The jury in this case, it appears to me, has compensated the plaintiff for the harm he suffered, and the maximum punitive damages award that I would permit would be $250,000, because there does not seem to be clear and convincing evidence that the defendants engaged in a pattern and practice of misconduct that would justify more than that amount.

NOTES

[1] APL and Curtis raised two other issues on appeal. This Court has considered the appellants' arguments in regard to those other issues and finds them to be without merit. Those issues will not be discussed in this opinion.

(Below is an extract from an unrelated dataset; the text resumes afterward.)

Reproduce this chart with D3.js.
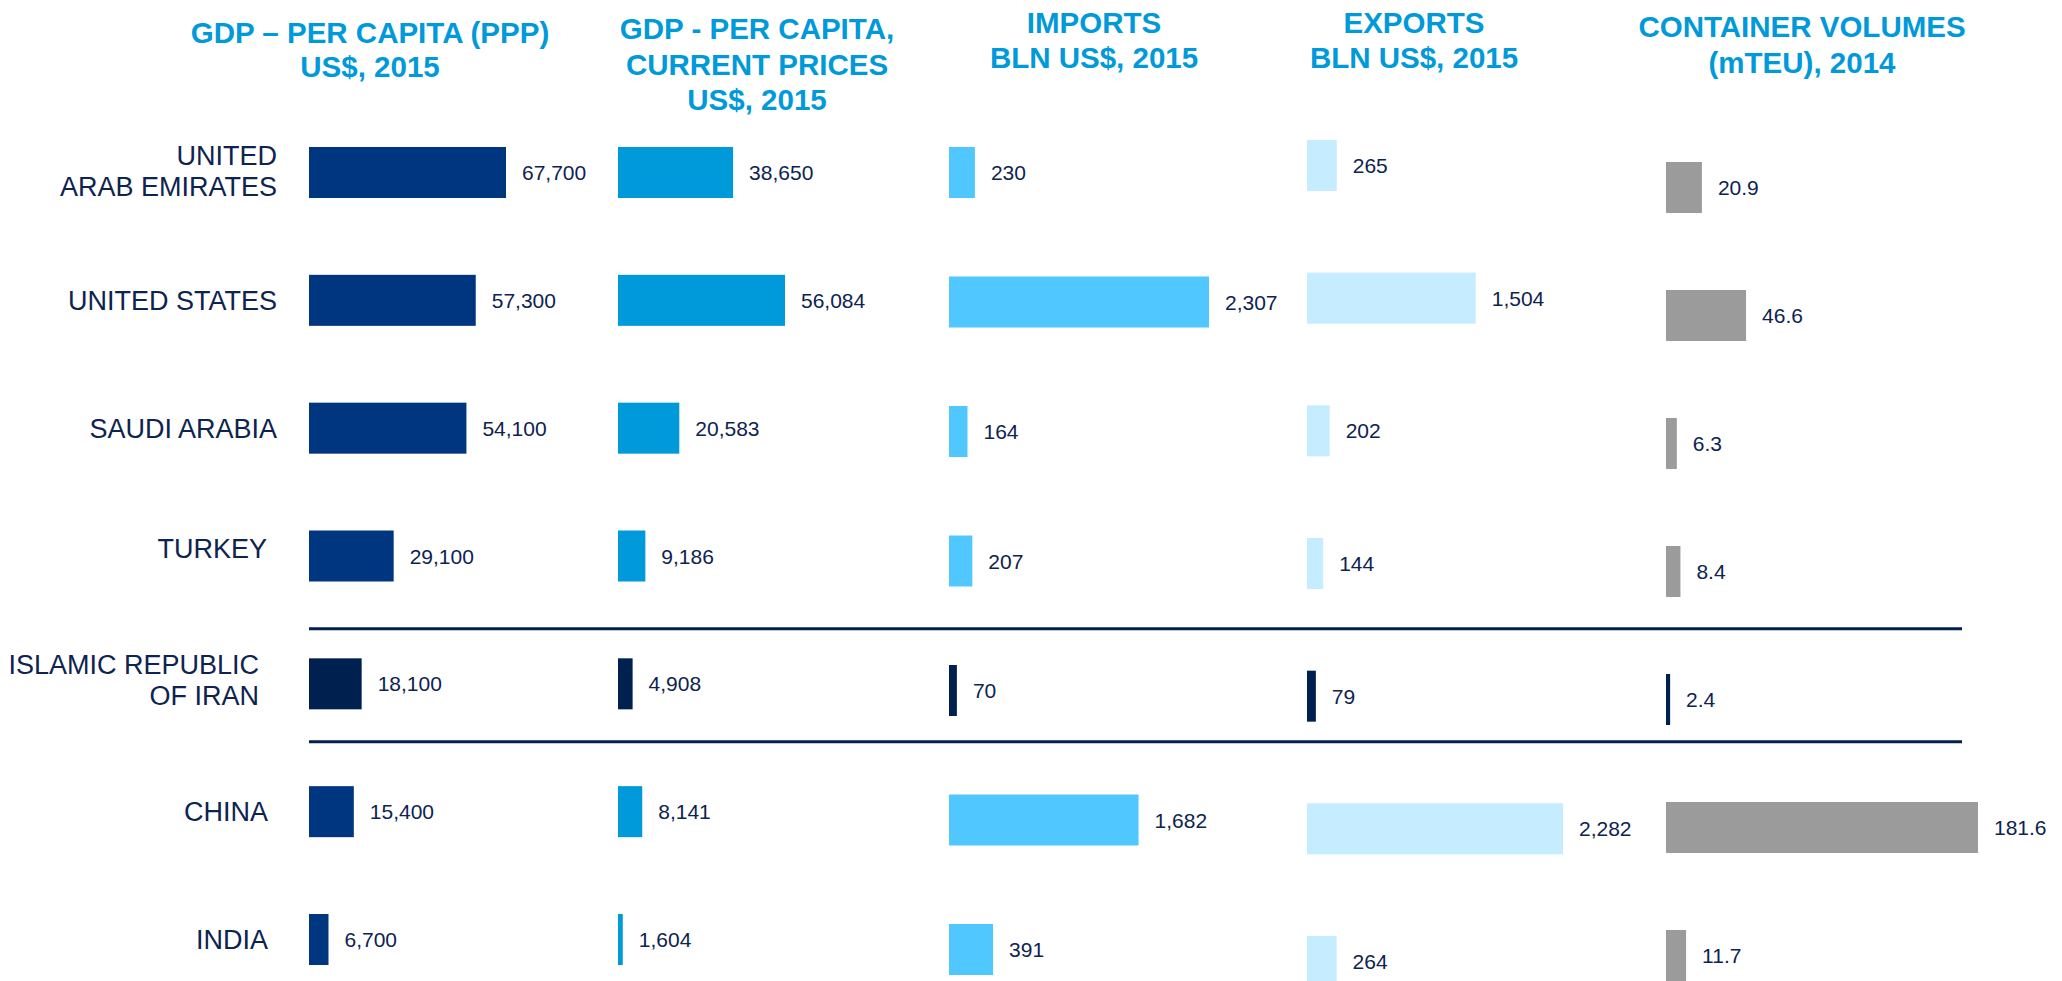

[2] This case was tried before the release of Henderson v. Alabama Power Co., 627 So. 2d 878 (Ala.1993), wherein this Court held unconstitutional § 6-11-21, Ala.Code 1975, the statutory cap on punitive damages. Under § 6-11-21, claims supported by evidence of a "pattern and practice" with regard to fraudulent conduct provided an exception to the $250,000 cap on punitive damages and allowed a plaintiff to receive more that that amount.

[3] Although the trial court directed a verdict with regard to the "pattern and practice" allegations, the court's order denying the remittitur motion suggests that the trial judge did consider Williamson's "pattern and practice" evidence in denying the remittitur.

[1] See Hammond v. City of Gadsden, 493 So. 2d 1374 (Ala.1986); Green Oil Co. v. Hornsby, 539 So. 2d 218 (Ala.1989).